Nun ist die Unsicherheit wieder verstärkt da in Moskau. Doch das, was Putin nach fast 20 Stunden Schweigen von sich gibt, wirkt so entrückt von der „Einheit Volk“, dass sein Auftritt noch mehr verunsichert, als dass er den Menschen die Antworten liefert, nach denen sie verlangen: Wie konnten die Attentäter überhaupt in die Halle kommen? Warum ist der so aufgeblähte Sicherheitsapparat sofort zur Stelle, wenn ein paar Bürger Blumen für einen toten Oppositionspolitiker ablegen wollen, aber offenbar abwesend, wenn bewaffnete Terroristen in einer Menschenmenge um sich schießen?

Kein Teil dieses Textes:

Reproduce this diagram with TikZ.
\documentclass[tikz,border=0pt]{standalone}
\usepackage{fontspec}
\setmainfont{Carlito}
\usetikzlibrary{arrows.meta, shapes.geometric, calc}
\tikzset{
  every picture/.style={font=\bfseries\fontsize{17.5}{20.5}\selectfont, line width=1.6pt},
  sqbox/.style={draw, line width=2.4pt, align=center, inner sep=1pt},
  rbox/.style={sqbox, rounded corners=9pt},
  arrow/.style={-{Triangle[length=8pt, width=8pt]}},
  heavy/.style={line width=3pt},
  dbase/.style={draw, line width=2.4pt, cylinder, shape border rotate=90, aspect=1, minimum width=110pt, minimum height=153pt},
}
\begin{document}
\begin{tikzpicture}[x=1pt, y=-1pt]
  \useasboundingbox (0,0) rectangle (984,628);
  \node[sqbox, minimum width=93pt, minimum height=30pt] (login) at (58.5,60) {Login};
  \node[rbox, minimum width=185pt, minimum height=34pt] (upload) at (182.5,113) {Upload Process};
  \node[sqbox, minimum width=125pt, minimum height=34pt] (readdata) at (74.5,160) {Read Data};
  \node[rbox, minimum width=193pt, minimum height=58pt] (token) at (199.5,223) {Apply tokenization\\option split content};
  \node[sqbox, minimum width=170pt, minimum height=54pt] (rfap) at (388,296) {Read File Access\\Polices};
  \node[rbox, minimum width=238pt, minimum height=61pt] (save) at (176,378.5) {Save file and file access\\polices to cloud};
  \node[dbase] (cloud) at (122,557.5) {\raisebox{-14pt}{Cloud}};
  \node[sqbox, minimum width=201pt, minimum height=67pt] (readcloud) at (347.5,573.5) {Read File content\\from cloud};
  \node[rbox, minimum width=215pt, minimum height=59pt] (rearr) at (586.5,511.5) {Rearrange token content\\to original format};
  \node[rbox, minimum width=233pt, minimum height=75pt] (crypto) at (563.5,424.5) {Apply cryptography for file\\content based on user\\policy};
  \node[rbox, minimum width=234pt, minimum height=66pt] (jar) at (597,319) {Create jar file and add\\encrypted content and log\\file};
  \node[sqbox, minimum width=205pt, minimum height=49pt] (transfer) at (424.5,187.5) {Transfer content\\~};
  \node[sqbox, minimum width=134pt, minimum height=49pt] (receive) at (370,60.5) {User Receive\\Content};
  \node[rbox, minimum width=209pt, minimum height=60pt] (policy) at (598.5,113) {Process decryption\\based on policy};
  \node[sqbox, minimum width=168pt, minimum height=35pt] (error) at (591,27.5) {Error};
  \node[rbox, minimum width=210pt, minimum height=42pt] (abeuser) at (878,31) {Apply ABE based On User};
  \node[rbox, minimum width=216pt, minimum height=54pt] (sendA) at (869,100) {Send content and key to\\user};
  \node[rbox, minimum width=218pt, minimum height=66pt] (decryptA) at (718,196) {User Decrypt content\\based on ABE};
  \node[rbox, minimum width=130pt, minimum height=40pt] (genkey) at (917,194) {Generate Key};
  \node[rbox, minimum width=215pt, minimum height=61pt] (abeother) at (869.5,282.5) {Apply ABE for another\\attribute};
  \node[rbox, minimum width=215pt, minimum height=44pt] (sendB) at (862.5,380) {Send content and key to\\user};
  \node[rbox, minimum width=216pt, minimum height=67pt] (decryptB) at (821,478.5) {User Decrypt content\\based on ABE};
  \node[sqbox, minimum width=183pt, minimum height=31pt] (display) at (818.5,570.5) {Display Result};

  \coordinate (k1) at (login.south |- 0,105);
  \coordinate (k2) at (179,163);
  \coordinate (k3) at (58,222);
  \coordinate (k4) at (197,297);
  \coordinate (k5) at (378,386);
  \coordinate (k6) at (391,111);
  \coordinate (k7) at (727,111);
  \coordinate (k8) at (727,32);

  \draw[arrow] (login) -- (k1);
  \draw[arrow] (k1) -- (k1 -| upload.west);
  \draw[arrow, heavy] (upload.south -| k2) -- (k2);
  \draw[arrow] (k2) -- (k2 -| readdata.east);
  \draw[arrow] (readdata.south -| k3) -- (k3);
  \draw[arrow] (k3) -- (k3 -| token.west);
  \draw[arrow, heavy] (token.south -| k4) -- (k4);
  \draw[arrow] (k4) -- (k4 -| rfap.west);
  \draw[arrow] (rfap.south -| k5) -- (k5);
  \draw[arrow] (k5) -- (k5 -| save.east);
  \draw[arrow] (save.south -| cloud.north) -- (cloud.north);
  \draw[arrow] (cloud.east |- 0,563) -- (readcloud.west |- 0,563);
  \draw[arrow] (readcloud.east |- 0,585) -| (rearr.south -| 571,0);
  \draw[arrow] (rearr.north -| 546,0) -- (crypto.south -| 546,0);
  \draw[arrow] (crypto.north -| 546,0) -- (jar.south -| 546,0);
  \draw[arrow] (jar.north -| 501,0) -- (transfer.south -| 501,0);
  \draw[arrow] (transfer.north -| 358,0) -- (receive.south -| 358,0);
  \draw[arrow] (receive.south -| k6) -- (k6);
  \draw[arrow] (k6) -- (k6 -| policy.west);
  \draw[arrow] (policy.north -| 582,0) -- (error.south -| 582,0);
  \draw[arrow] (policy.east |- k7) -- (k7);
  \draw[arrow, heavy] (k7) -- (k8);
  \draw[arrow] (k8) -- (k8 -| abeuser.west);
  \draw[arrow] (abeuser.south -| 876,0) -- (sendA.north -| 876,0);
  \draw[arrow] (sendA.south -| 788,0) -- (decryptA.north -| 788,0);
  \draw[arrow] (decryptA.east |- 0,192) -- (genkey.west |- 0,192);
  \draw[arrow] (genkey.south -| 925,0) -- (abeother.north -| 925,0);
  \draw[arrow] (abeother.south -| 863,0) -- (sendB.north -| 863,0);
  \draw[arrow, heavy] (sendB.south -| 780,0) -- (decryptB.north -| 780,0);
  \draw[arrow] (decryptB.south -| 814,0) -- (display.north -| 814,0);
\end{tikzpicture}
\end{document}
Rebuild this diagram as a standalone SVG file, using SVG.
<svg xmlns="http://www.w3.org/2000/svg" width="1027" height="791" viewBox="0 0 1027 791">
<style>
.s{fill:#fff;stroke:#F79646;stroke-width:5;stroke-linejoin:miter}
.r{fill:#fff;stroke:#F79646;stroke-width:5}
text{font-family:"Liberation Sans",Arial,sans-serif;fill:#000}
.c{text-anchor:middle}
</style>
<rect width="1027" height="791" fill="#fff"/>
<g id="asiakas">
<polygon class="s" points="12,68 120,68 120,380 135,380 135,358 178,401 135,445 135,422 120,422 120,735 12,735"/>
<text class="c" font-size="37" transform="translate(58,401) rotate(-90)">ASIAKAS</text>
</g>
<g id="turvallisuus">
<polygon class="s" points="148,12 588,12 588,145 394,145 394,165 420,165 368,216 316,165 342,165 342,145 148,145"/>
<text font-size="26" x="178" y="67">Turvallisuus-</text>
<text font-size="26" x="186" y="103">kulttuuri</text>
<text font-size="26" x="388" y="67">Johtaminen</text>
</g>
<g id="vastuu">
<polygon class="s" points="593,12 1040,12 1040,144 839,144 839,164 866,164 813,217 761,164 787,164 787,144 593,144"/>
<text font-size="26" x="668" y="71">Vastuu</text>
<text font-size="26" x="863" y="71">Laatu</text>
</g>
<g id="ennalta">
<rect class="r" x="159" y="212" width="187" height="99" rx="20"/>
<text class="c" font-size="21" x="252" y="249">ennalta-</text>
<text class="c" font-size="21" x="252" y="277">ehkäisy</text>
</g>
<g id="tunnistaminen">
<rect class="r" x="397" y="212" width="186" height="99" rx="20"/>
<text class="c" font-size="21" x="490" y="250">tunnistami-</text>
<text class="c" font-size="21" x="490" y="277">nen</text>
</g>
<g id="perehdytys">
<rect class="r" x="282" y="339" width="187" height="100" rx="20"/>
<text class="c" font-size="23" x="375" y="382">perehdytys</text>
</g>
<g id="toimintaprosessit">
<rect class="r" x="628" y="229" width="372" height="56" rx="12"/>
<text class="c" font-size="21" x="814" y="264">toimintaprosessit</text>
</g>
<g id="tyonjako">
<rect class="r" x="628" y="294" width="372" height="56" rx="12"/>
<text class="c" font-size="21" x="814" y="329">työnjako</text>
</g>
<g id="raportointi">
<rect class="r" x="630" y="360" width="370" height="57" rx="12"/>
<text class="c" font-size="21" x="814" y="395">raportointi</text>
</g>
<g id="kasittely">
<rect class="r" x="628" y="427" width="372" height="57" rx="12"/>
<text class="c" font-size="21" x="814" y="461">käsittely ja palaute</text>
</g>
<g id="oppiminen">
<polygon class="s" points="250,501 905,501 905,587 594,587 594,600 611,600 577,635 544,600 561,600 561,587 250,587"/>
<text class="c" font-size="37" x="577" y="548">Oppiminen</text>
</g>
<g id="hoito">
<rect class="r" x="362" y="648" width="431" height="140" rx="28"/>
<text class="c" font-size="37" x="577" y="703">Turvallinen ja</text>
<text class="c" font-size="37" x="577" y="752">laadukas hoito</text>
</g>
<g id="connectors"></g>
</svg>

Während Russlands Behörden in den vergangenen zwei Jahren nahezu täglich Andersdenkende wegen „Rechtfertigung des Terrorismus“ jagten, hatten sie den Blick für echte Gefahren aus Islamistenkreisen vernachlässigt. Um nun nicht allzu viele Fragen dazu beantworten zu müssen, verschärft der Kreml das propagandistische Getöse um eine „ukrainische Spur“ beim jüngsten Terroranschlag und lässt die Menschen vollkommen im Ungewissen, was in den kommenden Tagen auf sie zukommen wird.